Maggie: Yeah. And I think, you know, let's say you're in a marriage, you have kids, there's a lot of things in your life that are going well. But there are a few things that aren't, we wanted to zoom out and have that perspective of like you married your partner for a reason in the first place. They have qualities that are kind and generous and good and things that you enjoy in that human. And they're also not going to react the same way that you will to different challenges and adventures that you're going to have in your lifetime together. And what we want to do is we want to say all of it is okay, we just had to figure out how to get you in a situation where you're not burnt out, overwhelmed and resentful. Like, I know Rebecca’s goal is to help you move out of that. And my goal is to help you move out of that right, and in different ways. And it's like, okay, one of the ways is to say, What do I need to stop doing? What do I never want to touch again? What do I need to reimagine and renegotiate? And really, that part of our work doesn't even involve our partners. It's like, what does success look like to me? What would feel nourishing? Oh, I want to have Saturday mornings to just be creative and do whatever. Okay, how do I set up my life to create that thing that I want? And then one of the things we were talking about that I just want to loop back to is, you don't want to do it? Maybe the partner doesn't want to do it? Does it need to be done at all? Is a question I ask all the time. We set up our lives in such a way. It's like, wait, does this actually need to be done? How often? Sometimes it's the frequency, oh, we do need to do this, but we only need to do it once a month. Okay. And then if it doesn't need to be done, and neither of us wants to do it, and I'm not available for it, like, let's just say, I'm just not available for that anymore. Okay. What needs to happen? Are we hiring a college kid? Are we changing from I don't know, carpet to hardwood floors? What needs to happen, so we never have to deal with it, whatever that thing may be, that will also require some creativity and that's why I use the word reimagined. Let’s make it a completely clean slate and start fresh. And one of the things that I see happen very often and Rebecca, I'm curious whether you see this too, is you know, I've been married for 14 years over 14 years.


Rebecca: Me too! July 2007.


Maggie: Mine was in May. I love it, spring and summer weddings. Okay. Still, we made these decisions maybe 14 years ago. And Rebecca is in my case, we did actually make some decisions 14 years ago. And then we never revisited again. And maybe we've had career changes, promotions, new jobs, new kids, new house, whatever, all of these different things have evolved. And we're still doing something that we agreed to in 2007. And it doesn't work now.
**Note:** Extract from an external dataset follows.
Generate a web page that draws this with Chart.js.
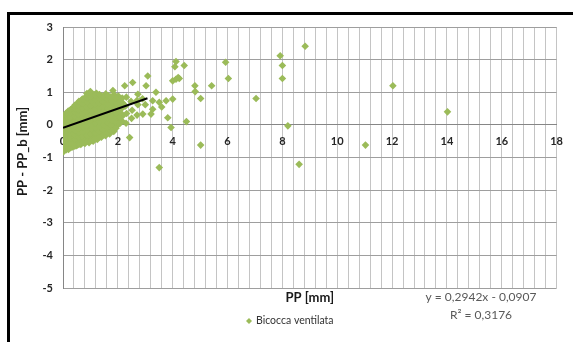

So sometimes it's not even about whether your partner will or won't, or what they are refusing to do. It's like, wait, we made this agreement back when things were different. So another thing I really want to invite everyone who's listening to do is, if there's something that's not working, just check-in, how long ago did I make that decision? What are all the things that have changed since then? And what do I want that decision to be now? And then how do I approach that as a team with my partner. One thing I don't want to lose sight of is - I teach this communication framework, it's called soul centered communication. And one of the pieces of it, the L in the soul is being loving towards myself and the other person. And everything we're talking about today, I invite you to think about it through the lens of, if I was being loving towards myself and the other person, how would I approach it? It's really that equality that we talk about in feminism or that equality that we're looking for is: I am not above or below that other person. They are not above or below me. Their interests and desires and passions are equally as important as my interest, desires, and passions. So how do we solve it, if that's the case?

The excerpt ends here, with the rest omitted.